| Extracted information |
▬▬▬▬▬▬

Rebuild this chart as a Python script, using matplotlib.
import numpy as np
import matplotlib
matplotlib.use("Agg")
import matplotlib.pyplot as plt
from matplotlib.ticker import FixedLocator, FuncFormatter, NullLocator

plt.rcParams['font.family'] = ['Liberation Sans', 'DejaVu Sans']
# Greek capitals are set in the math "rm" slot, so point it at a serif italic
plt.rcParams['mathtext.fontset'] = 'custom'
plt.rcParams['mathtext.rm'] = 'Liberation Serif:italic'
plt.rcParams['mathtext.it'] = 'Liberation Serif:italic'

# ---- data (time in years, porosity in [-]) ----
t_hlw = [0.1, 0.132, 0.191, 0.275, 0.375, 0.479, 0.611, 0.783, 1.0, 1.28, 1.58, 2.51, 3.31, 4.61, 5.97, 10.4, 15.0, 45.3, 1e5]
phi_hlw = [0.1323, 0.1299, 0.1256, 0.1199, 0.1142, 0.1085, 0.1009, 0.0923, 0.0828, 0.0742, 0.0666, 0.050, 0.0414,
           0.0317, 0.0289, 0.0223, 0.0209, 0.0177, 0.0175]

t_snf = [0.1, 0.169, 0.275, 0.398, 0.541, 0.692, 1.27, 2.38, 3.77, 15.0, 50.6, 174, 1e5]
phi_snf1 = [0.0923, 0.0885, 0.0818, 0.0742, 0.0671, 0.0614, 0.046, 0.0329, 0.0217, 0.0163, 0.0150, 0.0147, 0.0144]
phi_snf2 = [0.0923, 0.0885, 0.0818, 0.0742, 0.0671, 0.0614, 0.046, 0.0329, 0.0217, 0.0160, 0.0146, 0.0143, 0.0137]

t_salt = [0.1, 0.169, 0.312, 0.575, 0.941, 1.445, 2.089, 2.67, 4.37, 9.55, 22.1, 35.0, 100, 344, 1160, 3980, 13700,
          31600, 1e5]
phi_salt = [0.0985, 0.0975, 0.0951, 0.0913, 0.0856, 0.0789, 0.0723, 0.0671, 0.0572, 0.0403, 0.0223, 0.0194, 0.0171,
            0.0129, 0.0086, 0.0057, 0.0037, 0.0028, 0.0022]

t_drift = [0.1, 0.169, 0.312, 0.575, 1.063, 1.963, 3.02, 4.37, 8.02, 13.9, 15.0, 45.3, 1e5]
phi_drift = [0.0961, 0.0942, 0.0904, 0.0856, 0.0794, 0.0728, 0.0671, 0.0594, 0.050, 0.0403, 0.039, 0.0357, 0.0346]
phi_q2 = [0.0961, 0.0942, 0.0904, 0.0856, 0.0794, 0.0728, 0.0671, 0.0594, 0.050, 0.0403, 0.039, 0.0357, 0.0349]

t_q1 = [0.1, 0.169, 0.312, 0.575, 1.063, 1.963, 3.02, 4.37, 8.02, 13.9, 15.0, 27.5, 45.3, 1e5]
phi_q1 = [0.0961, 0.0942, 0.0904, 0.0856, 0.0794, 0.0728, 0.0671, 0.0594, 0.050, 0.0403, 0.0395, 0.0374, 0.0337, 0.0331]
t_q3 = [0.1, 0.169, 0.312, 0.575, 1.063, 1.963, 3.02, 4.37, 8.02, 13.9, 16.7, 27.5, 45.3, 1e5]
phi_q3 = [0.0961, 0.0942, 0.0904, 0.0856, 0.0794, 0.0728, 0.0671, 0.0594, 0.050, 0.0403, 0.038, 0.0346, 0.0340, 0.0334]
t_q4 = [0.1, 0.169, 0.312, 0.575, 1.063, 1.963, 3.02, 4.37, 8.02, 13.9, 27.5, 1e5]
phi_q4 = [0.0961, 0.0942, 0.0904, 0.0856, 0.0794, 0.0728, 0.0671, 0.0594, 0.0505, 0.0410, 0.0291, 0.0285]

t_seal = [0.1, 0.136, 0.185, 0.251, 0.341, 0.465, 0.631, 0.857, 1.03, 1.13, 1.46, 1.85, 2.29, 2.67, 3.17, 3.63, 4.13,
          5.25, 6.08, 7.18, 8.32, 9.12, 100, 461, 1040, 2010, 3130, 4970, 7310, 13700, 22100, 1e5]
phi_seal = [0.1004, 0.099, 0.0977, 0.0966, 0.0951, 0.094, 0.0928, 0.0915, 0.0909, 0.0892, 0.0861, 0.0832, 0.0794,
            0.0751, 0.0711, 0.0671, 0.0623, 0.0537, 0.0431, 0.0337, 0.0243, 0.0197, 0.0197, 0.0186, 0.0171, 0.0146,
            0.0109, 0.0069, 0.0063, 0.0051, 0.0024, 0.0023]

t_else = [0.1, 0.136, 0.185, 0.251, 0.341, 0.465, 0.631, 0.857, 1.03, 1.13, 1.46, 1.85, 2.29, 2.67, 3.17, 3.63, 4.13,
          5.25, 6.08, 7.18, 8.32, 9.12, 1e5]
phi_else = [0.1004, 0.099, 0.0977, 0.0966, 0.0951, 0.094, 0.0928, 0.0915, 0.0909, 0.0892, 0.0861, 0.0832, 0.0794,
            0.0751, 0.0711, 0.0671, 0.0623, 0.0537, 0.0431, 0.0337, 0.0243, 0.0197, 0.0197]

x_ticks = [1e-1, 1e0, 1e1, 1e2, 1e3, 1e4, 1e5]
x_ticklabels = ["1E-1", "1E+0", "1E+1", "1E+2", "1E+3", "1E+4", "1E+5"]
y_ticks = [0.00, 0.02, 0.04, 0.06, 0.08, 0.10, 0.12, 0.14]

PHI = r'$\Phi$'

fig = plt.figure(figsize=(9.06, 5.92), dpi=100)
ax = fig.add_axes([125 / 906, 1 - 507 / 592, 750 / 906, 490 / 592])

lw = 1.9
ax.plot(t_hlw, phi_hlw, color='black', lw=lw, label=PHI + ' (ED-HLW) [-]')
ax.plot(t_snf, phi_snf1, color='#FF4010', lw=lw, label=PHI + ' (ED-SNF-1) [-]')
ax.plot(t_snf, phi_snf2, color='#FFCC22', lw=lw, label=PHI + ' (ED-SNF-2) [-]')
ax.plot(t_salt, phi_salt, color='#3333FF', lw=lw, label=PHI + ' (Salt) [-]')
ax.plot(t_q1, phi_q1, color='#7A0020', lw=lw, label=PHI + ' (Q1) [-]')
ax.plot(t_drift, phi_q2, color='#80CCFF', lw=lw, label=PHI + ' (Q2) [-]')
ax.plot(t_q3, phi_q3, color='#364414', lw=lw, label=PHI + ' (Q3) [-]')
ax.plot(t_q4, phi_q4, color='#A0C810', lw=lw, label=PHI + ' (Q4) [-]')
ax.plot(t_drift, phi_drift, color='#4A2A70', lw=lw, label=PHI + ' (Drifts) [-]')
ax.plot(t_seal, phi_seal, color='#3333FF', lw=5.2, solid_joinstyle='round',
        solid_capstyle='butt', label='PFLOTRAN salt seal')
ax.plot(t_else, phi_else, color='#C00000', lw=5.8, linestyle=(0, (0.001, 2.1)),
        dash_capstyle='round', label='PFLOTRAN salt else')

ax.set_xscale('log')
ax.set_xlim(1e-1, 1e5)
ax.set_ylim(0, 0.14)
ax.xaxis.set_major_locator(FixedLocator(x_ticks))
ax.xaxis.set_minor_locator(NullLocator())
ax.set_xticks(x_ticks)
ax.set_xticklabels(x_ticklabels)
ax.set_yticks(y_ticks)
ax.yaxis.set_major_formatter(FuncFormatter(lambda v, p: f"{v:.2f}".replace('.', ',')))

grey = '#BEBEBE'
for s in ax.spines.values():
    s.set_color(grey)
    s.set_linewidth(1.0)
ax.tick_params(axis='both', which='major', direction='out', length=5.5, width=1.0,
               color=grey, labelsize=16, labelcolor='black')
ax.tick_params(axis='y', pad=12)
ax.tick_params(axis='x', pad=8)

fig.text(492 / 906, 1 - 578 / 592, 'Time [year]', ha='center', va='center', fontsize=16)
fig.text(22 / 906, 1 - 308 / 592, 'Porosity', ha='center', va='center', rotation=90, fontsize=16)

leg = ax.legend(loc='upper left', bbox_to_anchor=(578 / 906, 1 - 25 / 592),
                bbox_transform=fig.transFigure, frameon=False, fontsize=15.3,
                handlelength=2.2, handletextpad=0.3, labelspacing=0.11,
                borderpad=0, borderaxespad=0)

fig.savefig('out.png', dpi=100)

▬▬▬▬▬▬

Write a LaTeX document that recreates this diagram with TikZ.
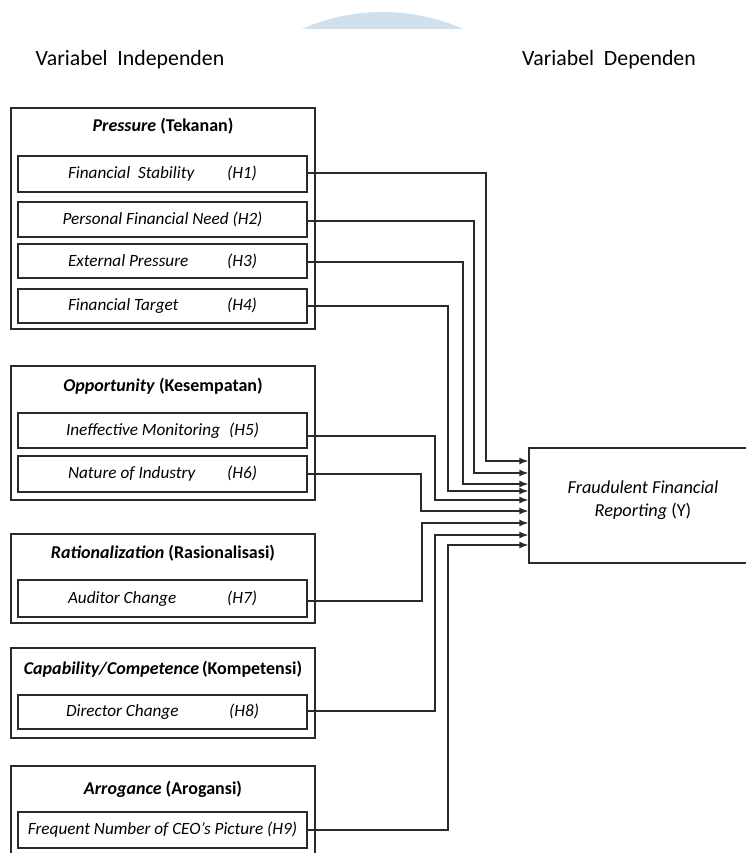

▬▬▬▬▬▬

| What is being asked |
The lines to extract from the data above begin with the line containing "Rebuild this chart" and end with the line containing "from matplotlib.ticker import". Extract them exactly, including both.

| The answer |
Rebuild this chart as a Python script, using matplotlib.
import numpy as np
import matplotlib
matplotlib.use("Agg")
import matplotlib.pyplot as plt
from matplotlib.ticker import FixedLocator, FuncFormatter, NullLocator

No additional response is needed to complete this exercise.